Written instruction –
Pictures do not belong in your copy. Repeat all the other data exactly.

Raw data –
* * *
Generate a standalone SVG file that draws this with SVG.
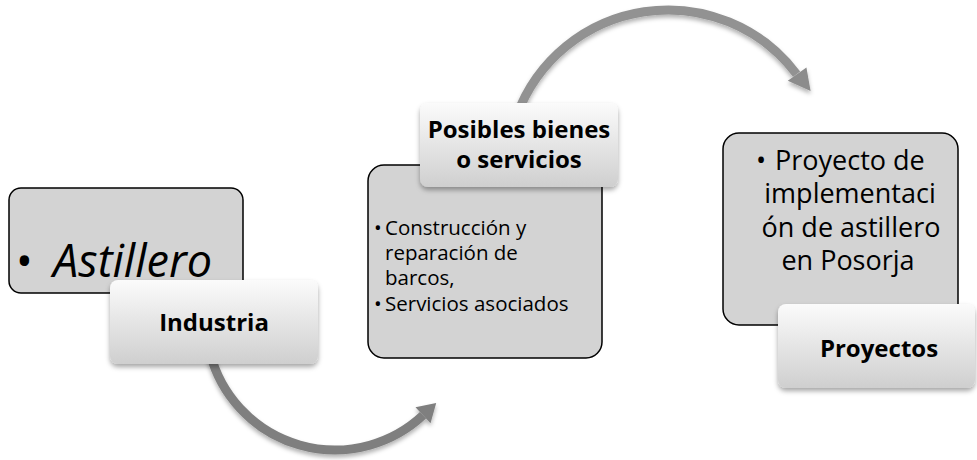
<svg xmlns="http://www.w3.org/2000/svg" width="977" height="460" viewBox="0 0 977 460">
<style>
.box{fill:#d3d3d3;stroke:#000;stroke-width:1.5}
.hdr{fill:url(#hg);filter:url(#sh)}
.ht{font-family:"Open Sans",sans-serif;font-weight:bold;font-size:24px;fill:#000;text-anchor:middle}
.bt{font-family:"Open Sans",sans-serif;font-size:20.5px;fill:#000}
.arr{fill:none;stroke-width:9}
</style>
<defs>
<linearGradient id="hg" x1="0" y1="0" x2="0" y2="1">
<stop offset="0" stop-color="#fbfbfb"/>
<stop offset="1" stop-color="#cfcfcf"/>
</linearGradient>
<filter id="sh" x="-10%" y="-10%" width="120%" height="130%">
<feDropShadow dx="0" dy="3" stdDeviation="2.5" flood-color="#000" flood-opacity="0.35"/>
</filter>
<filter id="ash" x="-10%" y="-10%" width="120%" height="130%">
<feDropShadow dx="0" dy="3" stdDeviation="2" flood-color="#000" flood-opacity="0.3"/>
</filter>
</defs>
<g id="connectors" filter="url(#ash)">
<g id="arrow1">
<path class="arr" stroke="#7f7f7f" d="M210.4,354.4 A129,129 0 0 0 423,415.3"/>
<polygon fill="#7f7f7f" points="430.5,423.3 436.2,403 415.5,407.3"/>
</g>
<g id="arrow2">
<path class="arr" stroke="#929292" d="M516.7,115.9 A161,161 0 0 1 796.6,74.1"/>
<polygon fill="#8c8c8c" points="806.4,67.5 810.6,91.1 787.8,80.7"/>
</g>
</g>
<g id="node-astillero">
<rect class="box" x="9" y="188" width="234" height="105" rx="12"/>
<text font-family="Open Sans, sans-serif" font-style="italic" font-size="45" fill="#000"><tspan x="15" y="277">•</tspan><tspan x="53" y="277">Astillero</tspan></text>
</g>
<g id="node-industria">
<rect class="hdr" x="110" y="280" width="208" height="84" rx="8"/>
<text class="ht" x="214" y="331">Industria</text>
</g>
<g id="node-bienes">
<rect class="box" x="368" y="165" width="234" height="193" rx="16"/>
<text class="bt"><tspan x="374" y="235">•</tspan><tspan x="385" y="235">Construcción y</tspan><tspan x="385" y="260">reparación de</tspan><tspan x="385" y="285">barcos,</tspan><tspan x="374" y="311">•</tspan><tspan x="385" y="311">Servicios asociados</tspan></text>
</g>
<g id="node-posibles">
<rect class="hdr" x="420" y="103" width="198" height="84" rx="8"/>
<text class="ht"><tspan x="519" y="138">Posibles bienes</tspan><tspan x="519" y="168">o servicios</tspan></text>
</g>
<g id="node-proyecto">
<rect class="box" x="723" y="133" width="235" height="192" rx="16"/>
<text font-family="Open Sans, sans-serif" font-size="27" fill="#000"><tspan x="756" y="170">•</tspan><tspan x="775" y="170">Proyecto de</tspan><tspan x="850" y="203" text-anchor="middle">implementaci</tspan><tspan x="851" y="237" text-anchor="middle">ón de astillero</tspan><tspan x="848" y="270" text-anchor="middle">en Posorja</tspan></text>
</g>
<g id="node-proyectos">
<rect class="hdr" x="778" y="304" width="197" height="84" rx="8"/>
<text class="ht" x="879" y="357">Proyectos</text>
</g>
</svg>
* * *
In response –
Generate a standalone SVG file that draws this with SVG.
<svg xmlns="http://www.w3.org/2000/svg" width="977" height="460" viewBox="0 0 977 460">
<style>
.box{fill:#d3d3d3;stroke:#000;stroke-width:1.5}
.hdr{fill:url(#hg);filter:url(#sh)}
.ht{font-family:"Open Sans",sans-serif;font-weight:bold;font-size:24px;fill:#000;text-anchor:middle}
.bt{font-family:"Open Sans",sans-serif;font-size:20.5px;fill:#000}
.arr{fill:none;stroke-width:9}
</style>
<defs>
<linearGradient id="hg" x1="0" y1="0" x2="0" y2="1">
<stop offset="0" stop-color="#fbfbfb"/>
<stop offset="1" stop-color="#cfcfcf"/>
</linearGradient>
<filter id="sh" x="-10%" y="-10%" width="120%" height="130%">
<feDropShadow dx="0" dy="3" stdDeviation="2.5" flood-color="#000" flood-opacity="0.35"/>
</filter>
<filter id="ash" x="-10%" y="-10%" width="120%" height="130%">
<feDropShadow dx="0" dy="3" stdDeviation="2" flood-color="#000" flood-opacity="0.3"/>
</filter>
</defs>
<g id="connectors" filter="url(#ash)">
<g id="arrow1">
<path class="arr" stroke="#7f7f7f" d="M210.4,354.4 A129,129 0 0 0 423,415.3"/>
<polygon fill="#7f7f7f" points="430.5,423.3 436.2,403 415.5,407.3"/>
</g>
<g id="arrow2">
<path class="arr" stroke="#929292" d="M516.7,115.9 A161,161 0 0 1 796.6,74.1"/>
<polygon fill="#8c8c8c" points="806.4,67.5 810.6,91.1 787.8,80.7"/>
</g>
</g>
<g id="node-astillero">
<rect class="box" x="9" y="188" width="234" height="105" rx="12"/>
<text font-family="Open Sans, sans-serif" font-style="italic" font-size="45" fill="#000"><tspan x="15" y="277">•</tspan><tspan x="53" y="277">Astillero</tspan></text>
</g>
<g id="node-industria">
<rect class="hdr" x="110" y="280" width="208" height="84" rx="8"/>
<text class="ht" x="214" y="331">Industria</text>
</g>
<g id="node-bienes">
<rect class="box" x="368" y="165" width="234" height="193" rx="16"/>
<text class="bt"><tspan x="374" y="235">•</tspan><tspan x="385" y="235">Construcción y</tspan><tspan x="385" y="260">reparación de</tspan><tspan x="385" y="285">barcos,</tspan><tspan x="374" y="311">•</tspan><tspan x="385" y="311">Servicios asociados</tspan></text>
</g>
<g id="node-posibles">
<rect class="hdr" x="420" y="103" width="198" height="84" rx="8"/>
<text class="ht"><tspan x="519" y="138">Posibles bienes</tspan><tspan x="519" y="168">o servicios</tspan></text>
</g>
<g id="node-proyecto">
<rect class="box" x="723" y="133" width="235" height="192" rx="16"/>
<text font-family="Open Sans, sans-serif" font-size="27" fill="#000"><tspan x="756" y="170">•</tspan><tspan x="775" y="170">Proyecto de</tspan><tspan x="850" y="203" text-anchor="middle">implementaci</tspan><tspan x="851" y="237" text-anchor="middle">ón de astillero</tspan><tspan x="848" y="270" text-anchor="middle">en Posorja</tspan></text>
</g>
<g id="node-proyectos">
<rect class="hdr" x="778" y="304" width="197" height="84" rx="8"/>
<text class="ht" x="879" y="357">Proyectos</text>
</g>
</svg>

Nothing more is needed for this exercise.